On le voit, les thèmes des interventions sont très variés, et le sujet choisi par Takada semble même extérieur au périmètre géographique défini par le titre. Il n’en reste pas moins que ces contributions solides et (généralement) claires seront très profitables à tous les antiquisants soucieux de mieux connaître la fortune de leur discipline. Quant à l’éclairage apporté sur Narducci, il est de nature à accroître encore l’admiration qu’on lui porte et le regret qu’on éprouve à l’idée de sa mort prématurée.
Table of Contents
Giovanni Cipriani : « Prefazione ».
Sergio Audano : « Premessa ».
Giancarlo Mazzoli : « Seneca e Diderot ».
Valeria Viparelli : « La scoperta della Bella Addormentata : Arianna da Properzio a Goethe ».
Marco Fernandelli : « Fortuna e ricezione del testo antico : il caso di Catullo 64 ».
Yasunari Takada : « La diffusione di Virgilio e Orazio, ovvero la letteratura latina al di là delle culture ».
Giovanni Mennella : « Il momento etrusco di Emanuele Narducci ».
Rosario Pintaudi : « Narducci e la papirologia : il ricordo di un amico ».
Notes
1. Fernandelli (p. 86) n’a sans doute pas tout à fait tort quand il met en avant, pour expliquer l’essor de ce domaine, l’ardent désir des antiquisants d’échapper à l’extinction universitaire qui leur est promise s’ils se cantonnent à la philologie traditionnelle.
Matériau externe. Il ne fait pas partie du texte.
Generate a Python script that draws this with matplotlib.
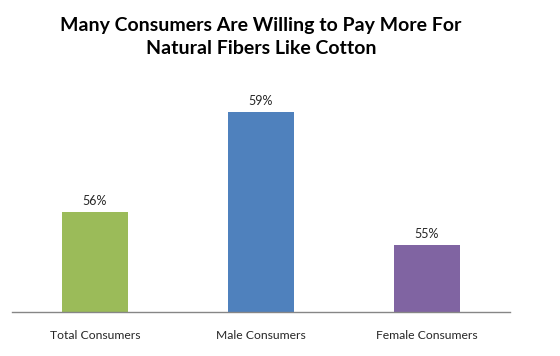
import matplotlib
matplotlib.use("Agg")
import matplotlib.pyplot as plt

categories = ["Total Consumers", "Male Consumers", "Female Consumers"]
values = [56, 59, 55]
colors = ["#9BBB59", "#4F81BD", "#8064A2"]
title = "Many Consumers Are Willing to Pay More For\nNatural Fibers Like Cotton"

plt.rcParams['font.family'] = ['Lato', 'DejaVu Sans']

W, H = 560, 356
fig = plt.figure(figsize=(W/100, H/100), dpi=100)
ax = fig.add_axes([12/W, (H-311.7)/H, (510-12)/W, (311.7-78.5)/H])

x = list(range(len(categories)))
bars = ax.bar(x, [v - 53 for v in values], bottom=53, width=0.4, color=colors)
ax.set_xlim(-0.5, 2.5)
ax.set_ylim(53, 60)
for xi, v in zip(x, values):
    ax.annotate(f"{v}%", (xi, v), xytext=(0, 3.5), textcoords="offset points",
                ha="center", va="bottom", fontsize=9, color="#262626")

ax.set_xticks(x)
ax.set_xticklabels(categories, fontsize=8.7, color="#262626")
ax.tick_params(axis='x', length=0, pad=13)
ax.set_yticks([])
for s in ["top", "right", "left"]:
    ax.spines[s].set_visible(False)
ax.spines["bottom"].set_color("#868686")
ax.spines["bottom"].set_linewidth(1)

fig.text(261/W, 1 - 37/H, title, ha="center", va="center", fontsize=14,
         fontweight="bold", color="black", linespacing=1.5)

fig.savefig("out.png", dpi=100)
2. Nous pensons notamment à M. Spanneut, « Permanence de Sénèque le Philosophe », BAGB, 1980, 361- 407 (surtout 402-403) et Ch. Grell, Le XVIII e siècle et l’Antiquité en France, Oxford, 1995, 1108-1113.
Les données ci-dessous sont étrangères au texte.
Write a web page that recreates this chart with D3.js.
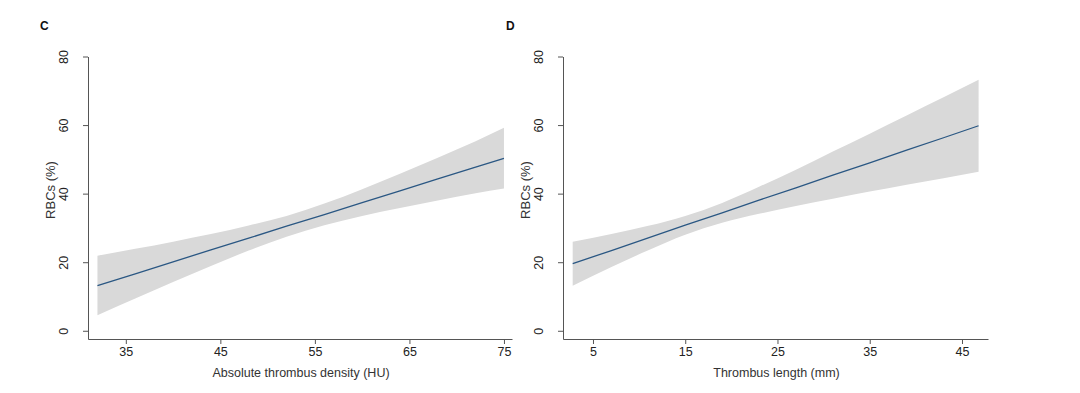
<!DOCTYPE html>
<html>
<head>
<meta charset="utf-8">
<script src="https://cdn.jsdelivr.net/npm/d3@7"></script>
<style>
  body { margin: 0; background: #fff; }
  svg { display: block; font-family: "Liberation Sans", Arial, sans-serif; }
</style>
</head>
<body>
<svg width="1080" height="393"></svg>
<script>
var width = 1080,
    height = 393;

// panel C: absolute thrombus density (HU) vs RBCs (%)
var densityX     = [32, 36, 40, 44, 48, 52, 56, 60, 64, 68, 72, 75];
var densityFit   = [13.2, 16.6, 20.1, 23.6, 27.0, 30.5, 33.9, 37.4, 40.8, 44.3, 47.7, 50.3];
var densityLower = [4.5, 9.4, 14.2, 18.9, 23.4, 27.4, 30.8, 33.5, 35.8, 38.0, 40.1, 41.5];
var densityUpper = [21.9, 23.9, 26.0, 28.2, 30.7, 33.5, 37.1, 41.3, 45.8, 50.5, 55.3, 59.2];
var densityTicks = [35, 45, 55, 65, 75];

// panel D: thrombus length (mm) vs RBCs (%)
var lengthX     = [2.8, 7, 11, 15, 19, 23, 27, 31, 35, 39, 43, 46.8];
var lengthFit   = [19.6, 23.4, 27.1, 30.8, 34.4, 38.1, 41.7, 45.4, 49.0, 52.7, 56.3, 59.8];
var lengthLower = [13.1, 18.6, 23.5, 28.0, 31.5, 34.1, 36.4, 38.5, 40.6, 42.6, 44.5, 46.4];
var lengthUpper = [26.0, 28.2, 30.6, 33.5, 37.3, 42.0, 47.0, 52.3, 57.5, 62.8, 68.1, 73.2];
var lengthTicks = [5, 15, 25, 35, 45];

var rbcTicks = [0, 20, 40, 60, 80];

var svg = d3.select("svg");

var panels = [
    {
        letter: "C", letterX: 40,
        xs: densityX, fit: densityFit, lower: densityLower, upper: densityUpper,
        xTicks: densityTicks, xDomain: [31, 75.85], xRange: [88, 512],
        xLabel: "Absolute thrombus density (HU)"
    },
    {
        letter: "D", letterX: 506,
        xs: lengthX, fit: lengthFit, lower: lengthLower, upper: lengthUpper,
        xTicks: lengthTicks, xDomain: [1.75, 47.82], xRange: [563, 988],
        xLabel: "Thrombus length (mm)"
    }
];

panels.forEach(function (p) {
    var x = d3.scaleLinear().domain(p.xDomain).range(p.xRange);
    var y = d3.scaleLinear().domain([-2.4, 80]).range([339, 56.5]);
    var g = svg.append("g");

    var rows = p.xs.map(function (v, i) {
        return { x: v, fit: p.fit[i], lo: p.lower[i], hi: p.upper[i] };
    });

    // confidence band
    g.append("path")
        .datum(rows)
        .attr("fill", "#d9d9d9")
        .attr("d", d3.area()
            .x(function (d) { return x(d.x); })
            .y0(function (d) { return y(d.lo); })
            .y1(function (d) { return y(d.hi); })
            .curve(d3.curveMonotoneX));

    // fitted line
    g.append("path")
        .datum(rows)
        .attr("fill", "none")
        .attr("stroke", "#2a5783")
        .attr("stroke-width", 1.3)
        .attr("d", d3.line()
            .x(function (d) { return x(d.x); })
            .y(function (d) { return y(d.fit); }));

    // x axis
    var gx = g.append("g")
        .attr("transform", "translate(0,339)")
        .call(d3.axisBottom(x).tickValues(p.xTicks).tickSize(5).tickSizeOuter(0));
    gx.selectAll("text").attr("font-size", 12.5).attr("fill", "#222").attr("font-family", null);

    // y axis, labels turned like the original
    var gy = g.append("g")
        .attr("transform", "translate(" + p.xRange[0] + ",0)")
        .call(d3.axisLeft(y).tickValues(rbcTicks).tickSize(5).tickSizeOuter(0));
    gy.selectAll(".tick text")
        .attr("font-size", 12.5)
        .attr("fill", "#222")
        .attr("font-family", null)
        .attr("text-anchor", "middle")
        .attr("dy", null)
        .attr("x", 0)
        .attr("y", -20)
        .attr("transform", "rotate(-90)");

    [gx, gy].forEach(function (a) {
        a.selectAll("path, line").attr("stroke", "#555");
    });

    // axis titles
    g.append("text")
        .attr("x", (p.xRange[0] + p.xRange[1]) / 2 + 1)
        .attr("y", 377)
        .attr("text-anchor", "middle")
        .attr("font-size", 12.5)
        .attr("fill", "#333")
        .text(p.xLabel);

    g.append("text")
        .attr("transform", "translate(" + (p.xRange[0] - 33) + ",190) rotate(-90)")
        .attr("text-anchor", "middle")
        .attr("font-size", 13)
        .attr("fill", "#333")
        .text("RBCs (%)");

    // panel letter
    g.append("text")
        .attr("x", p.letterX)
        .attr("y", 30)
        .attr("font-size", 12)
        .attr("font-weight", "bold")
        .attr("fill", "#111")
        .text(p.letter);
});
</script>
</body>
</html>
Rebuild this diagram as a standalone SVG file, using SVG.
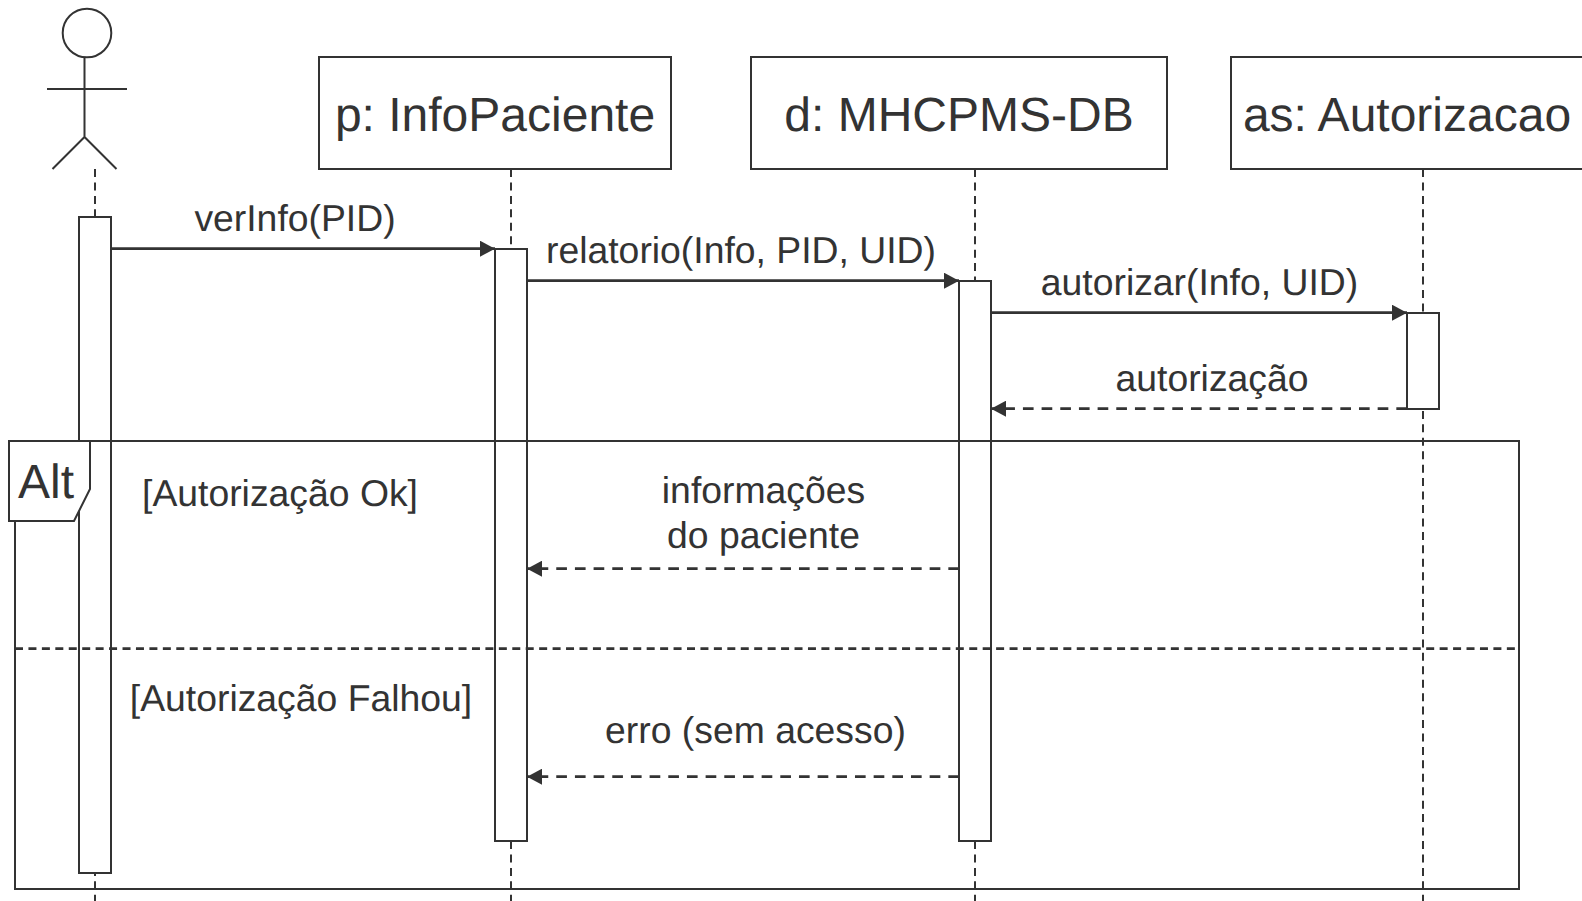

3. Peut-être vaudrait-il la peine de mettre en regard un bref essai de R. L. Fowler : « Why Every Good Classicist Hates Theories, or the View from Parnassus », Classical Views, n. s. 1, 1982, p. 77-81.
4. Exigence qui le menait à prendre des positions fermes et courageuses : on pense notamment à sa critique dévastatrice d’un certain « déconstructivisme » anglo-saxon appliqué à Lucain (« Deconstructing Lucan ovvero Le nozze [coi fichi secchi] di Ermete Trismegisto e di Filologia », Maia 51, 1999, 349-387).